I think I was looking around a lot, at friends, and realizing--we all had these huge dreams in our twenties, and now we're in our thirties, and those dreams just were continuing even though clearly they weren't connecting with anything that had to do with real life for most people. And then there was the realization--especially for people who wanted to have children--that that was gonna be the thing that was really gonna make sure that those things--that this in fact was their life. That everything else they were assuming was gonna somehow magically happen. Like that there was no real reason why it would. And that this is the age where that kind of hits.
So as I'm talking about this auteurist concepts, what is it like for you to have other people put this all-encompassing perspective on your work?

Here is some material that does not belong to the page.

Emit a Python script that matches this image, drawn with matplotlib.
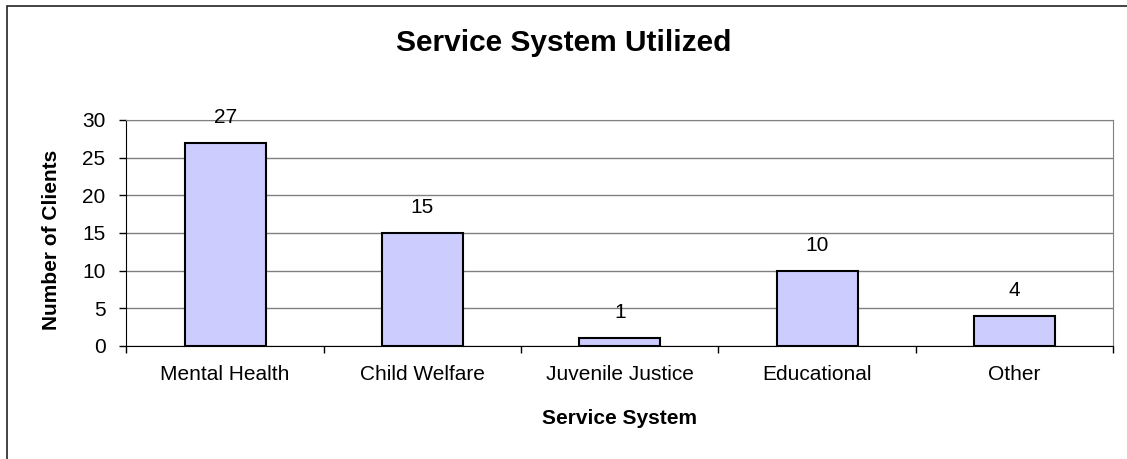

Well, I think you go in and out of engagement with that. This is the time, obviously, where I'm interested, because I just put something new out there and I'm even trying to get a sense of it myself. And there are some pretty smart people out there, too--you know, it's not like I just can't care about any of it. And then there's a time to put it away and be like, "Well, for better or worse, that's not gonna help me make the next thing." In fact, it's going to make it really hard if I keep all those ideas, especially from people I admire, in my head. There just won't be any room for something new. But I've given up trying to be a total purist and only care what I think. 'Cause it's just not who I am. It's kind of an ebb and flow.
How does that play into your live work?
It's so different, because there, it's really about the people in the room that night, and you feel like they're really contributing a huge amount of energy to what happens there...so it is for that reason performance is kind of a little more liberating from the get-go, because who's really gonna compare it to whatever other performance?
But it takes so much planning to pull a show like that off. With a crowd being necessarily individual, how do you cope with that?
The performance that this movie evolved out of was really hair-raising in that sense, especially because I cast members of the audience in the performance, and then they were in the whole thing. So every night it was different, and could go disastrously wrong--it didn't, but it was actually terrifying enough that it made making a movie seem comparatively... easy? I mean, not, obviously, in a lot of ways, but...I didn't take that performance on tour like I might've, partly because I just couldn't deal with the unpredictabilities that it invited. And that kind of pushed me into making it as a movie.
What's your perspective on nostalgia? You seem particularly interested in looking back and looking forward, and whether that's standing still or not.
Well, I think there is this sort of immobility you can get from--yeah, not just looking back, but looking forward way too much. Like at one point when Jason's talking about the future that they won't get to have now...it's almost this nostalgia for their future, getting old together. And I am sort of wary of that in myself--I look at old people, older couples, like in the airport, and I think, "When they were my age, were they thinking as hard about being old people as I am right now?" I'm trying to get out of that somehow, and be just where I actually am, which is, I feel like at the end of the movie, whatever's gonna happen with them, you can't say that they aren't very in the present in that moment.
That's what really fascinated me about The Future--trying to understand time.
I know. It's such a hard thing to get at, and I love to think about it. I had to just realize--okay, the ways I'm gonna get at this are gonna be really clumsy. Because even in thinking about it, I'm clumsy. You try to outwit the invention of time and it's hard to do. (laughs) So just to point at it a little bit, or to have someone stuck in a particular moment--3:14--allows maybe a way to feel it. Or to make it up anew, you know, like when he's trying to start [time] again. I really had to think, like--well, how would you? What would be your instinct if you were trying to start it? Is time, like, in the air? Do you shake the air?